#### [Task requirements]
Which lines below fall between the one containing "What TikZ code" and the one containing "(864,350) ++(15:352) arc[start"? Repeat them exactly, counting both of those lines, and add nothing else.

#### [Supplied data]
= = = = = = =
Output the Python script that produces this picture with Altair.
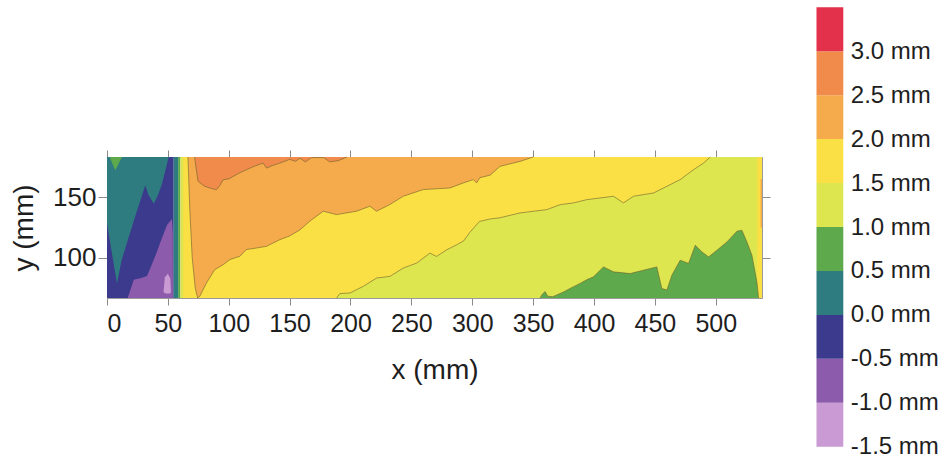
= = = = = = =
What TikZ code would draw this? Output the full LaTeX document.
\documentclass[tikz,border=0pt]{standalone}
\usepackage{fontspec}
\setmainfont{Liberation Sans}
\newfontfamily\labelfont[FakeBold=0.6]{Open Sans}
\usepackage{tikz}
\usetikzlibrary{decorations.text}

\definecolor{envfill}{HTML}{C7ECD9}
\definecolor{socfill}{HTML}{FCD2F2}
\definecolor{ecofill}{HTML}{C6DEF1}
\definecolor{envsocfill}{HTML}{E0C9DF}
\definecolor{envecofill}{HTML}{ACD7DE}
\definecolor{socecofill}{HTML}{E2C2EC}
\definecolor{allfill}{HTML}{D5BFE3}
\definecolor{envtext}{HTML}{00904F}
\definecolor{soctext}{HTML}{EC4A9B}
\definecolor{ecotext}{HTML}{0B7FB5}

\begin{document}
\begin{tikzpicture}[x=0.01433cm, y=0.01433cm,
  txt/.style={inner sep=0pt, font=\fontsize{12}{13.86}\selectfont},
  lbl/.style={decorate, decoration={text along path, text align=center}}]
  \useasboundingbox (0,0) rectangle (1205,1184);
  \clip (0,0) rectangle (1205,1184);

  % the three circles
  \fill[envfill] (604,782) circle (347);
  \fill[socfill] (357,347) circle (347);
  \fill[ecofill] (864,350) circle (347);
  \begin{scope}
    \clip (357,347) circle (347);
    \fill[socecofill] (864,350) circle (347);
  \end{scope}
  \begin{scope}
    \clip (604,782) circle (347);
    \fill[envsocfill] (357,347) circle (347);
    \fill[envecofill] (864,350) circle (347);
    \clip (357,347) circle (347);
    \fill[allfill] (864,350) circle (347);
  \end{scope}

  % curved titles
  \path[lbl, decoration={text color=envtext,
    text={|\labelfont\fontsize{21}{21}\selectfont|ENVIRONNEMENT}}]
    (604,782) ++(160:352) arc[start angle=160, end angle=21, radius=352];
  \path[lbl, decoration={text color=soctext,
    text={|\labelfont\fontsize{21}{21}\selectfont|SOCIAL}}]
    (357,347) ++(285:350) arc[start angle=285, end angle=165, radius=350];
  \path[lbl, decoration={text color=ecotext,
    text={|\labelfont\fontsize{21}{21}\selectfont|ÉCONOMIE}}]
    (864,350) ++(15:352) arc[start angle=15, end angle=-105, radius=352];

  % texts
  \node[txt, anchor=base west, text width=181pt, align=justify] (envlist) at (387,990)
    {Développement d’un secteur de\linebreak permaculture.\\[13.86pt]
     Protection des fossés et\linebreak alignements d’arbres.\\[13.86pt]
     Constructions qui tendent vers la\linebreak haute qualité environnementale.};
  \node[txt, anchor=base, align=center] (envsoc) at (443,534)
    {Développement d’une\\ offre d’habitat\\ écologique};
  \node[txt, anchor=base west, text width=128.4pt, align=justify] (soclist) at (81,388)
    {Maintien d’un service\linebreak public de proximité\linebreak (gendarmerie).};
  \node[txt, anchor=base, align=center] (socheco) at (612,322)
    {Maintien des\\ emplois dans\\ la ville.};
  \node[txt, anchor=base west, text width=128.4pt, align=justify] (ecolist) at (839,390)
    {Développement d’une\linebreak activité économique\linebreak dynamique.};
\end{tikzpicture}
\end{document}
= = = = = = =
#### [Response]
What TikZ code would draw this? Output the full LaTeX document.
\documentclass[tikz,border=0pt]{standalone}
\usepackage{fontspec}
\setmainfont{Liberation Sans}
\newfontfamily\labelfont[FakeBold=0.6]{Open Sans}
\usepackage{tikz}
\usetikzlibrary{decorations.text}

\definecolor{envfill}{HTML}{C7ECD9}
\definecolor{socfill}{HTML}{FCD2F2}
\definecolor{ecofill}{HTML}{C6DEF1}
\definecolor{envsocfill}{HTML}{E0C9DF}
\definecolor{envecofill}{HTML}{ACD7DE}
\definecolor{socecofill}{HTML}{E2C2EC}
\definecolor{allfill}{HTML}{D5BFE3}
\definecolor{envtext}{HTML}{00904F}
\definecolor{soctext}{HTML}{EC4A9B}
\definecolor{ecotext}{HTML}{0B7FB5}

\begin{document}
\begin{tikzpicture}[x=0.01433cm, y=0.01433cm,
  txt/.style={inner sep=0pt, font=\fontsize{12}{13.86}\selectfont},
  lbl/.style={decorate, decoration={text along path, text align=center}}]
  \useasboundingbox (0,0) rectangle (1205,1184);
  \clip (0,0) rectangle (1205,1184);

  % the three circles
  \fill[envfill] (604,782) circle (347);
  \fill[socfill] (357,347) circle (347);
  \fill[ecofill] (864,350) circle (347);
  \begin{scope}
    \clip (357,347) circle (347);
    \fill[socecofill] (864,350) circle (347);
  \end{scope}
  \begin{scope}
    \clip (604,782) circle (347);
    \fill[envsocfill] (357,347) circle (347);
    \fill[envecofill] (864,350) circle (347);
    \clip (357,347) circle (347);
    \fill[allfill] (864,350) circle (347);
  \end{scope}

  % curved titles
  \path[lbl, decoration={text color=envtext,
    text={|\labelfont\fontsize{21}{21}\selectfont|ENVIRONNEMENT}}]
    (604,782) ++(160:352) arc[start angle=160, end angle=21, radius=352];
  \path[lbl, decoration={text color=soctext,
    text={|\labelfont\fontsize{21}{21}\selectfont|SOCIAL}}]
    (357,347) ++(285:350) arc[start angle=285, end angle=165, radius=350];
  \path[lbl, decoration={text color=ecotext,
    text={|\labelfont\fontsize{21}{21}\selectfont|ÉCONOMIE}}]
    (864,350) ++(15:352) arc[start angle=15, end angle=-105, radius=352];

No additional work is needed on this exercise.